Sebab, dia berpendapat, persepsi masyarakat pada umumnya sering terdistorsi atas fatwa itu. Jika suatu kelompok dicap menyimpang dan sesat, seolah-olah laik untuk diperlakukan secara tidak manusiawi.
"Oleh sebab itu, MUI harus menyeimbangkannya dengan mengeluarkan fatwa tentang mewajibkan masyarakat memperlakukan mereka (pengikut Gafatar) dengan baik," ujar Yenny di Griya Gus Dur, Menteng, Jakarta, Minggu (24/1/2016).
(Baca: Dilema Eks Gafatar, Ditolak Anak Kandung, Dipaksa Pindah dari Kalimantan)
Yenny prihatin atas apa yang terjadi di Kalimantan Barat, beberapa waktu lalu. Aset milik pengikut Gafatar dihancurkan hanya karena alasan keyakinan yang berbeda dari keyakinan mayoritas. Apalagi, anak-anak yang tidak mengetahui apa-apa juga turut menjadi korban.
Yenny sekaligus menyayangkan penyebaran informasi oleh media massa yang seolah-olah memberitakan bahwa keberadaan Gafatar menjadi ancaman untuk keyakinan mayoritas.
"Terkesan, seolah-olah ajaran sesat mereka itu menakut-nakuti masyarakat. Mereka diisukan akan menyebarkan ajarannya. Padahal, hal-hal semacam itu bisa diselesaikan dengan dialog, komunikasi," ujar Yenny.
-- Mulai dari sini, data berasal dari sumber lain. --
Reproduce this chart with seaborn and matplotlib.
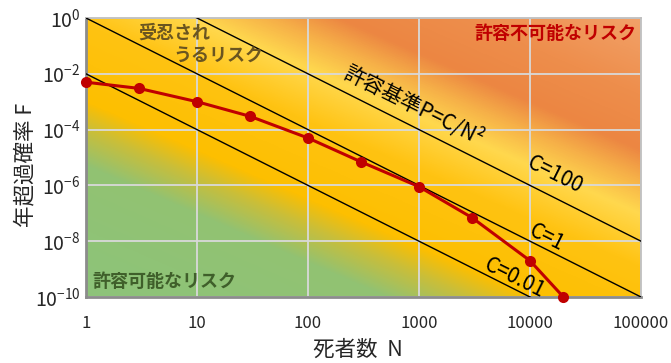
import numpy as np
import pandas as pd
import matplotlib
matplotlib.use("Agg")
import matplotlib.pyplot as plt
import seaborn as sns
from matplotlib.colors import LinearSegmentedColormap
from matplotlib.ticker import FixedLocator, FixedFormatter, LogLocator, NullFormatter

# ── data ──────────────────────────────────────────────────────────────────────
deaths_n = [1, 3, 10, 30, 100, 300, 1000, 3000, 10000, 20000]
freq_f = [5e-3, 3e-3, 1e-3, 3e-4, 5e-5, 7e-6, 9e-7, 7e-8, 2e-9, 1e-10]

c_values = [100, 1, 0.01]
c_labels = ["C=100", "C=1", "C=0.01"]
c_label_pos = [(16800, 10 ** -5.63), (14200, 10 ** -7.88), (7300, 10 ** -9.32)]

x_ticks = [1, 10, 100, 1000, 10000, 100000]
x_tick_labels = ["1", "10", "100", "1000", "10000", "100000"]
y_exps = [0, -2, -4, -6, -8, -10]

# ── style ─────────────────────────────────────────────────────────────────────
sns.set_theme(style="white")
plt.rcParams["font.family"] = ["Noto Sans CJK JP", "DejaVu Sans"]
plt.rcParams["axes.unicode_minus"] = False

fig = plt.figure(figsize=(6.71, 3.63), dpi=100)
rect = [86 / 671, 1 - 297 / 363, 555 / 671, 279 / 363]

# ── background gradient (separate axes behind the plot) ──────────────────────
ax_bg = fig.add_axes(rect, zorder=0)
u, v = np.meshgrid(np.linspace(0, 1, 600), np.linspace(0, 1, 300))
s = 0.87 * u + v
cmap = LinearSegmentedColormap.from_list("risk", [
    (0.00, "#8dc47a"),
    (0.47 / 1.9, "#92c272"),
    (0.60 / 1.9, "#c9be3a"),
    (0.70 / 1.9, "#fdbf00"),
    (0.98 / 1.9, "#ffc312"),
    (1.17 / 1.9, "#ffd84e"),
    (1.29 / 1.9, "#f6b048"),
    (1.40 / 1.9, "#ec8642"),
    (1.60 / 1.9, "#ee8e4c"),
    (1.00, "#f2a46c"),
])
ax_bg.imshow(s / 1.9, cmap=cmap, vmin=0, vmax=1, origin="lower",
             extent=(0, 1, 0, 1), aspect="auto", interpolation="bilinear")
ax_bg.axis("off")

ax = fig.add_axes(rect, zorder=1)
ax.patch.set_alpha(0)
ax.set_xscale("log")
ax.set_yscale("log")

# ── criterion lines F = C / N^2 ──────────────────────────────────────────────
n_line = np.logspace(0, 5, 200)
for c in c_values:
    ax.plot(n_line, c / n_line ** 2, color="black", lw=1.0, zorder=3)

# ── data series ──────────────────────────────────────────────────────────────
df = pd.DataFrame({"N": deaths_n, "F": freq_f})
sns.lineplot(data=df, x="N", y="F", ax=ax, color="#c00000", lw=2.2,
             marker="o", markersize=8, markeredgewidth=0, zorder=5, clip_on=False)

ax.set_xlim(1, 1e5)
ax.set_ylim(1e-10, 1)

# ── ticks / grid ─────────────────────────────────────────────────────────────
ax.xaxis.set_major_locator(FixedLocator(x_ticks))
ax.xaxis.set_major_formatter(FixedFormatter(x_tick_labels))
ax.xaxis.set_minor_locator(LogLocator(base=10, subs=np.arange(1, 10), numticks=100))
ax.xaxis.set_minor_formatter(NullFormatter())

y_ticks = [10.0 ** e for e in y_exps]
ax.yaxis.set_major_locator(FixedLocator(y_ticks))
ax.yaxis.set_major_formatter(FixedFormatter([r"$\mathregular{10^{%d}}$" % e for e in y_exps]))
ax.yaxis.set_minor_locator(LogLocator(base=10, subs=np.arange(1, 10), numticks=100))
ax.yaxis.set_minor_formatter(NullFormatter())

ax.tick_params(axis="both", which="both", direction="in", color="#8c8c8c")
ax.tick_params(axis="both", which="major", length=0)
ax.tick_params(axis="both", which="minor", length=4, width=1)
ax.tick_params(axis="x", labelsize=12, pad=13)
ax.tick_params(axis="y", labelsize=14, pad=4)

ax.grid(True, which="major", color="#d9d9d9", lw=1.3, zorder=2)
ax.set_axisbelow(True)

for side in ("left", "bottom"):
    ax.spines[side].set_color("#8c8c8c")
    ax.spines[side].set_linewidth(2)
for side in ("top", "right"):
    ax.spines[side].set_color("#bfbfbf")
    ax.spines[side].set_linewidth(1.3)

ax.set_xlabel("死者数  N", fontsize=15.5)
ax.set_ylabel("年超過確率 F", fontsize=15.5)
ax.xaxis.set_label_coords(0.490, -0.150)
ax.yaxis.set_label_coords(-0.090, 0.473)

# ── annotations ──────────────────────────────────────────────────────────────
ax.text(0.094, 0.946, "受忍され", transform=ax.transAxes, fontsize=13,
        fontweight="bold", color="#6a5520", va="center", ha="left")
ax.text(0.157, 0.862, "うるリスク", transform=ax.transAxes, fontsize=13,
        fontweight="bold", color="#6a5520", va="center", ha="left")
ax.text(0.991, 0.946, "許容不可能なリスク", transform=ax.transAxes, fontsize=13,
        fontweight="bold", color="#c00000", va="center", ha="right")
ax.text(0.011, 0.054, "許容可能なリスク", transform=ax.transAxes, fontsize=13,
        fontweight="bold", color="#3f5f2a", va="center", ha="left")

ax.text(900, 10 ** -3.15, "許容基準P=C/N²", fontsize=15, rotation=-26.5,
        rotation_mode="anchor", ha="center", va="center", color="black")
for label, (xn, yf) in zip(c_labels, c_label_pos):
    ax.text(xn, yf, label, fontsize=15, rotation=-26.5, rotation_mode="anchor",
            ha="center", va="center", color="black")

fig.savefig("out.png", dpi=100)
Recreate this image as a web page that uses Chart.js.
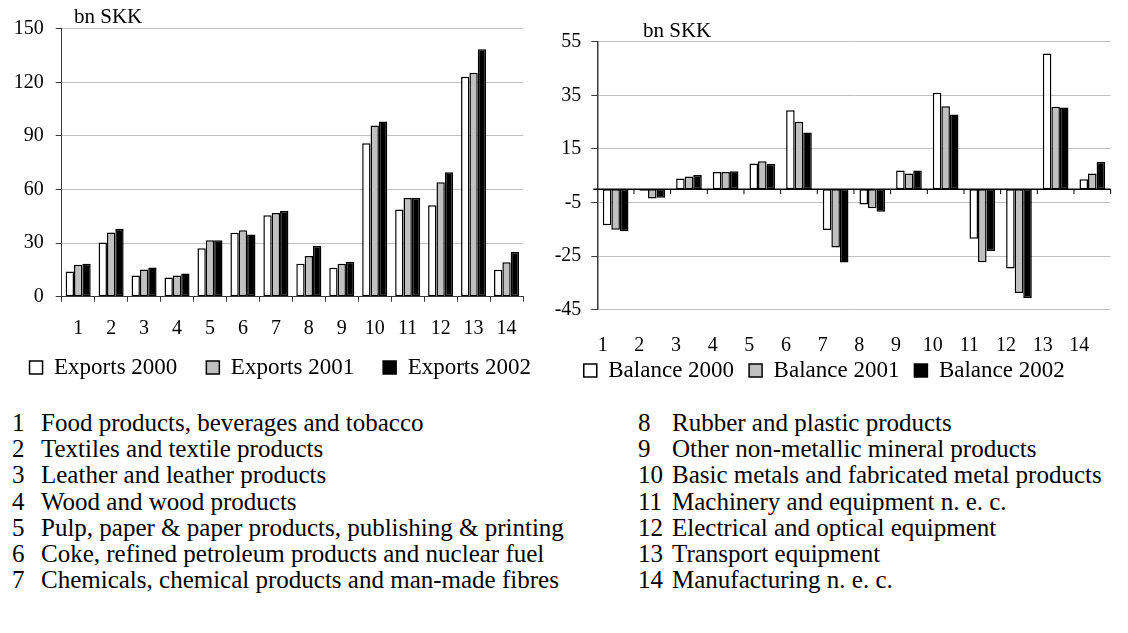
<!DOCTYPE html>
<html>
<head>
<meta charset="utf-8">
<script src="https://cdn.jsdelivr.net/npm/chart.js@4.4.1/dist/chart.umd.min.js"></script>
<style>
  body {
    margin: 0;
    width: 1128px;
    height: 633px;
    position: relative;
    overflow: hidden;
    background: #fff;
    color: #000;
    font-family: "Liberation Serif", "Tinos", "Times New Roman", "DejaVu Serif", serif;
  }
  canvas { position: absolute; top: 0; }
  #leftChart { left: 0; }
  #rightChart { left: 532px; }
  .unit { position: absolute; font-size: 21px; line-height: 21px; white-space: nowrap; }
  .item { position: absolute; font-size: 25px; line-height: 26.2px; white-space: nowrap; }
</style>
</head>
<body>
<canvas id="leftChart" width="572" height="389"></canvas>
<canvas id="rightChart" width="596" height="392"></canvas>
<div class="unit" style="left:74px; top:6px;">bn SKK</div>
<div class="unit" style="left:643px; top:20px;">bn SKK</div>
<div id="list"></div>

<script>
const categories = ["1", "2", "3", "4", "5", "6", "7", "8", "9", "10", "11", "12", "13", "14"];

const industries = [
  "Food products, beverages and tobacco",
  "Textiles and textile products",
  "Leather and leather products",
  "Wood and wood products",
  "Pulp, paper & paper products, publishing & printing",
  "Coke, refined petroleum products and nuclear fuel",
  "Chemicals, chemical products and man-made fibres",
  "Rubber and plastic products",
  "Other non-metallic mineral products",
  "Basic metals and fabricated metal products",
  "Machinery and equipment n. e. c.",
  "Electrical and optical equipment",
  "Transport equipment",
  "Manufacturing n. e. c.",
];

// bn SKK
const exports2000 = [14.2, 30.4, 11.9, 10.8, 27.2, 35.9, 45.6, 18.5, 16.3, 85.9, 48.9, 51.2, 123.1, 15.1];
const exports2001 = [17.9, 36.0, 15.3, 11.9, 31.7, 37.2, 46.9, 22.8, 18.5, 95.9, 55.3, 64.1, 125.3, 19.4];
const exports2002 = [18.5, 38.1, 16.4, 13.0, 31.7, 34.9, 48.0, 28.4, 19.6, 98.1, 55.3, 69.7, 138.5, 25.0];

const balance2000 = [-13.5, -0.6, 4.0, 6.4, 9.6, 29.4, -15.2, -5.7, 7.0, 36.0, -18.5, -29.6, 50.6, 3.7];
const balance2001 = [-15.1, -3.5, 4.7, 6.4, 10.4, 25.1, -21.8, -7.1, 5.8, 30.9, -27.3, -38.7, 30.7, 5.8];
const balance2002 = [-15.7, -3.2, 5.3, 6.7, 9.5, 21.1, -27.4, -8.4, 7.0, 27.8, -23.1, -40.6, 30.5, 10.2];

const exportTicks = [0, 30, 60, 90, 120, 150];
const balanceTicks = [-45, -25, -5, 15, 35, 55];

const FONT = "'Liberation Serif', 'Tinos', 'Times New Roman', 'DejaVu Serif', serif";
const WHITE = "#ffffff";
const GREY = "#c0c0c0";
const BLACK = "#000000";
const GRID = "#c0c0c0";
const AXIS = "#3a3a3a";
const LEGEND_SIZE = 23;
const BOX = 13;

Chart.defaults.font.family = FONT;
Chart.defaults.color = "#000";

function bars(label, data, color, catPct) {
  return {
    label,
    data,
    backgroundColor: color,
    borderColor: BLACK,
    borderWidth: 1.5,
    borderSkipped: false,
    categoryPercentage: catPct,
    barPercentage: 1,
  };
}

function fixTicks(values) {
  return (scale) => {
    scale.ticks = values.map((v) => ({ value: v }));
  };
}

// pads legend texts with spaces so the items sit `step` px apart
function spacedLabels(step, pad) {
  return (chart) => {
    const items = Chart.defaults.plugins.legend.labels.generateLabels(chart);
    const ctx = chart.ctx;
    ctx.save();
    ctx.font = Chart.helpers.toFont({ size: LEGEND_SIZE, family: FONT }).string;
    const target = step - BOX - LEGEND_SIZE / 2 - pad;
    items.forEach((it) => {
      let t = it.text;
      while (ctx.measureText(t + " ").width <= target) t += " ";
      it.text = t;
    });
    ctx.restore();
    return items;
  };
}

// zero line with small tick marks between categories (balance chart)
const zeroAxis = {
  id: "zeroAxis",
  afterDatasetsDraw(chart) {
    const { ctx, chartArea, scales } = chart;
    const x = scales.x;
    const y0 = scales.y.getPixelForValue(0);
    const half = (x.getPixelForValue(1) - x.getPixelForValue(0)) / 2;
    ctx.save();
    ctx.strokeStyle = BLACK;
    ctx.lineWidth = 1.5;
    ctx.beginPath();
    ctx.moveTo(chartArea.left - 4, y0);
    ctx.lineTo(chartArea.right, y0);
    ctx.stroke();
    ctx.lineWidth = 1;
    for (let i = 0; i < categories.length; i++) {
      const px = x.getPixelForValue(i) + half;
      ctx.beginPath();
      ctx.moveTo(px, y0);
      ctx.lineTo(px, y0 + 5);
      ctx.stroke();
    }
    ctx.restore();
  },
};

new Chart(document.getElementById("leftChart"), {
  type: "bar",
  data: {
    labels: categories,
    datasets: [
      bars("Exports 2000", exports2000, WHITE, 0.76),
      bars("Exports 2001", exports2001, GREY, 0.76),
      bars("Exports 2002", exports2002, BLACK, 0.76),
    ],
  },
  options: {
    responsive: false,
    animation: false,
    layout: { padding: { top: 28.7 } },
    plugins: {
      legend: {
        position: "bottom",
        align: "center",
        labels: {
          boxWidth: BOX,
          boxHeight: BOX,
          padding: 17.5,
          color: "#000",
          font: { size: LEGEND_SIZE, family: FONT },
          generateLabels: spacedLabels(178, 17.5),
        },
      },
      tooltip: { enabled: false },
    },
    scales: {
      x: {
        grid: { display: true, offset: true, drawOnChartArea: false, tickLength: 5, color: AXIS, tickColor: AXIS },
        border: { display: true, color: AXIS, width: 1 },
        ticks: { font: { size: 20, lineHeight: 1 }, padding: 16.7, maxRotation: 0, autoSkip: false, color: "#000" },
        afterFit: (s) => { s.height = 41.7; },
      },
      y: {
        min: 0,
        max: 150,
        afterBuildTicks: fixTicks(exportTicks),
        grid: { color: GRID, tickColor: AXIS, tickLength: 6 },
        border: { color: AXIS, width: 1 },
        ticks: { font: { size: 20 }, padding: 12, color: "#000" },
        afterFit: (s) => { s.width = 61.7; },
      },
      // keeps the plot narrower than the legend row
      yPad: {
        position: "right",
        grid: { display: false },
        border: { display: false },
        ticks: { display: false },
        afterFit: (s) => { s.width = 49; },
      },
    },
  },
});

new Chart(document.getElementById("rightChart"), {
  type: "bar",
  data: {
    labels: categories,
    datasets: [
      bars("Balance 2000", balance2000, WHITE, 0.7),
      bars("Balance 2001", balance2001, GREY, 0.7),
      bars("Balance 2002", balance2002, BLACK, 0.7),
    ],
  },
  options: {
    responsive: false,
    animation: false,
    layout: { padding: { top: 41.7 } },
    plugins: {
      legend: {
        position: "bottom",
        align: "center",
        labels: {
          boxWidth: BOX,
          boxHeight: BOX,
          padding: 3.5,
          color: "#000",
          font: { size: LEGEND_SIZE, family: FONT },
          generateLabels: spacedLabels(166, 3.5),
        },
      },
      tooltip: { enabled: false },
    },
    scales: {
      x: {
        grid: { display: false, drawTicks: false },
        border: { display: false },
        ticks: { font: { size: 20, lineHeight: 1 }, padding: 25.7, labelOffset: -13, maxRotation: 0, autoSkip: false, color: "#000" },
        afterFit: (s) => { s.height = 45.7; },
      },
      y: {
        min: -45,
        max: 55,
        afterBuildTicks: fixTicks(balanceTicks),
        grid: { color: GRID, tickColor: AXIS, tickLength: 6 },
        border: { color: AXIS, width: 1.5 },
        ticks: { font: { size: 20 }, padding: 10, color: "#000" },
        afterFit: (s) => { s.width = 65.3; },
      },
    },
  },
  plugins: [zeroAxis],
});

// numbered key below the charts
const list = document.getElementById("list");
industries.forEach((name, i) => {
  const col = i < 7 ? 0 : 1;
  const row = i % 7;
  const top = 423 - 13.1 + row * 26.2;
  const num = document.createElement("div");
  num.className = "item";
  num.style.left = (col === 0 ? 12 : 638) + "px";
  num.style.top = top + "px";
  num.textContent = categories[i];
  const txt = document.createElement("div");
  txt.className = "item";
  txt.style.left = (col === 0 ? 41 : 672) + "px";
  txt.style.top = top + "px";
  txt.textContent = name;
  list.appendChild(num);
  list.appendChild(txt);
});
</script>
</body>
</html>
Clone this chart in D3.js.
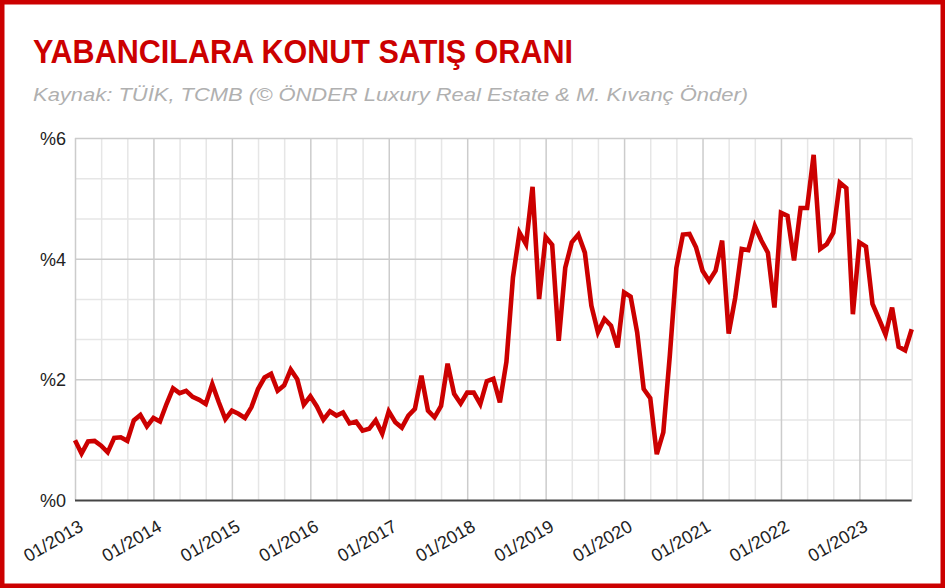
<!DOCTYPE html>
<html>
<head>
<meta charset="utf-8">
<script src="https://cdn.jsdelivr.net/npm/d3@7"></script>
<style>
  html, body { margin: 0; padding: 0; background: #fff; }
  svg { display: block; }
</style>
</head>
<body>
<svg id="chart" width="945" height="588"></svg>
<script>
// ---- data ----
const titleText = "YABANCILARA KONUT SATIŞ ORANI";
const subtitleText = "Kaynak: TÜİK, TCMB (© ÖNDER Luxury Real Estate & M. Kıvanç Önder)";
const startYear = 2013;               // first month: 01/2013, monthly series
const yearTicks = [2013, 2014, 2015, 2016, 2017, 2018, 2019, 2020, 2021, 2022, 2023];
const yTickValues = [0, 2, 4, 6];
// foreign housing sales share (%), monthly 01/2013 .. 09/2023
const values = [
  0.99, 0.77, 0.97, 0.98, 0.90, 0.79, 1.03, 1.04, 0.98, 1.32, 1.41, 1.22,
  1.36, 1.30, 1.59, 1.85, 1.77, 1.81, 1.71, 1.66, 1.59, 1.92, 1.62, 1.34,
  1.48, 1.43, 1.36, 1.54, 1.84, 2.03, 2.09, 1.81, 1.90, 2.16, 2.00, 1.58,
  1.72, 1.55, 1.33, 1.47, 1.40, 1.45, 1.27, 1.30, 1.15, 1.18, 1.32, 1.10,
  1.47, 1.29, 1.20, 1.40, 1.51, 2.06, 1.48, 1.37, 1.56, 2.26, 1.76, 1.60,
  1.78, 1.78, 1.59, 1.97, 2.01, 1.62, 2.29, 3.69, 4.43, 4.24, 5.19, 3.33,
  4.36, 4.23, 2.64, 3.85, 4.27, 4.40, 4.10, 3.22, 2.78, 3.00, 2.89, 2.53,
  3.44, 3.37, 2.78, 1.84, 1.69, 0.76, 1.12, 2.40, 3.85, 4.40, 4.41, 4.19,
  3.80, 3.63, 3.80, 4.30, 2.76, 3.35, 4.16, 4.14, 4.54, 4.30, 4.10, 3.19,
  4.76, 4.71, 3.97, 4.84, 4.84, 5.72, 4.16, 4.24, 4.43, 5.26, 5.17, 3.08,
  4.27, 4.20, 3.25, 3.00, 2.74, 3.19, 2.54, 2.48, 2.83
];

// ---- layout ----
const W = 945, H = 588;
const plot = { left: 75, right: 911.7, top: 138, bottom: 500 };
const red = "#cc0000";

const svg = d3.select("#chart");

// frame
svg.append("rect")
  .attr("x", 2.25).attr("y", 2.25)
  .attr("width", W - 4.5).attr("height", H - 4.5)
  .attr("fill", "#fff")
  .attr("stroke", red).attr("stroke-width", 4.5);

// title & subtitle
svg.append("text")
  .attr("x", 33).attr("y", 63)
  .attr("font-family", "'Liberation Sans', Arial, sans-serif")
  .attr("font-weight", "bold")
  .attr("font-size", 33)
  .attr("fill", red)
  .attr("textLength", 540).attr("lengthAdjust", "spacingAndGlyphs")
  .text(titleText);

svg.append("text")
  .attr("x", 33).attr("y", 101)
  .attr("font-family", "'Liberation Sans', Arial, sans-serif")
  .attr("font-style", "italic")
  .attr("font-size", 19)
  .attr("fill", "#b0b0b0")
  .attr("textLength", 715).attr("lengthAdjust", "spacingAndGlyphs")
  .text(subtitleText);

// scales
const n = values.length;
const x = d3.scaleLinear().domain([0, n - 1]).range([plot.left, plot.right]);
const y = d3.scaleLinear().domain([0, 6]).range([plot.bottom, plot.top]);

const g = svg.append("g");

// minor horizontal gridlines (every 2/3 %)
const minorY = d3.range(0, 6.0001, 2 / 3).filter(v => Math.abs(v / 2 - Math.round(v / 2)) > 1e-6);
g.append("g")
  .attr("transform", `translate(${plot.left},0)`)
  .call(d3.axisLeft(y).tickValues(minorY).tickSize(-(plot.right - plot.left)).tickFormat(""))
  .call(s => s.select(".domain").remove())
  .call(s => s.selectAll("line").attr("stroke", "#e6e6e6").attr("stroke-width", 1.5));

// minor vertical gridlines (every 4 months)
const minorX = d3.range(0, n).filter(i => i % 12 === 4 || i % 12 === 8);
g.append("g")
  .attr("transform", `translate(0,${plot.bottom})`)
  .call(d3.axisBottom(x).tickValues(minorX).tickSize(-(plot.bottom - plot.top)).tickFormat(""))
  .call(s => s.select(".domain").remove())
  .call(s => s.selectAll("line").attr("stroke", "#e6e6e6").attr("stroke-width", 1.5));

// major horizontal gridlines
g.append("g")
  .attr("transform", `translate(${plot.left},0)`)
  .call(d3.axisLeft(y).tickValues(yTickValues.filter(v => v > 0)).tickSize(-(plot.right - plot.left)).tickFormat(""))
  .call(s => s.select(".domain").remove())
  .call(s => s.selectAll("line").attr("stroke", "#cccccc").attr("stroke-width", 1.5));

// major vertical gridlines (years)
const yearIdx = yearTicks.map(yr => (yr - startYear) * 12);
g.append("g")
  .attr("transform", `translate(0,${plot.bottom})`)
  .call(d3.axisBottom(x).tickValues(yearIdx).tickSize(-(plot.bottom - plot.top)).tickFormat(""))
  .call(s => s.select(".domain").remove())
  .call(s => s.selectAll("line").attr("stroke", "#cccccc").attr("stroke-width", 1.5));

// y-axis labels
g.append("g")
  .attr("transform", `translate(${plot.left - 9},0)`)
  .call(d3.axisLeft(y).tickValues(yTickValues).tickSize(0).tickFormat(d => "%" + d))
  .call(s => s.select(".domain").remove())
  .call(s => s.selectAll("text")
    .attr("font-family", "'Liberation Sans', Arial, sans-serif")
    .attr("font-size", 18)
    .attr("fill", "#222")
    .attr("x", 0)
    .attr("dy", "0.36em"));

// x-axis labels
g.append("g")
  .attr("transform", `translate(0,${plot.bottom})`)
  .call(d3.axisBottom(x).tickValues(yearIdx).tickSize(0)
    .tickFormat(i => "01/" + (startYear + i / 12)))
  .call(s => s.select(".domain").remove())
  .call(s => s.selectAll("text")
    .attr("font-family", "'Liberation Sans', Arial, sans-serif")
    .attr("font-size", 18)
    .attr("fill", "#222")
    .attr("text-anchor", "end")
    .attr("x", 0).attr("y", 0).attr("dy", 0)
    .attr("transform", "translate(9,30) rotate(-30)"));

// baseline axis
g.append("line")
  .attr("x1", plot.left).attr("x2", plot.right)
  .attr("y1", y(0) + 0.5).attr("y2", y(0) + 0.5)
  .attr("stroke", "#444").attr("stroke-width", 2);

// the line
const line = d3.line()
  .x((d, i) => x(i))
  .y(d => y(d));

g.append("path")
  .datum(values)
  .attr("d", line)
  .attr("fill", "none")
  .attr("stroke", red)
  .attr("stroke-width", 4.6)
  .attr("stroke-linejoin", "miter");
</script>
</body>
</html>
(Baca: Franz Magnis: Negara Memperlakukan Gafatar dengan Buruk)
Puteri kedua Presiden RI ketiga Abdurrahman Wahid melanjutkan, jika dalam komunikasi dan dialog mereka bersikukuh tetap dengan keyakinannya, mereka juga laik diberi ruang di massyarakat. Menurut Yenny, mereka juga bukan kategori kelompok teroris.
"Ya kami mengimbau sajalah agar masyarakat tidak memperlakukan mereka dengan cara kekerasan. Hormati hak mereka sebagai warga negara untuk tersesat kalau memang mau dibilang mereka sesat," ujar dia.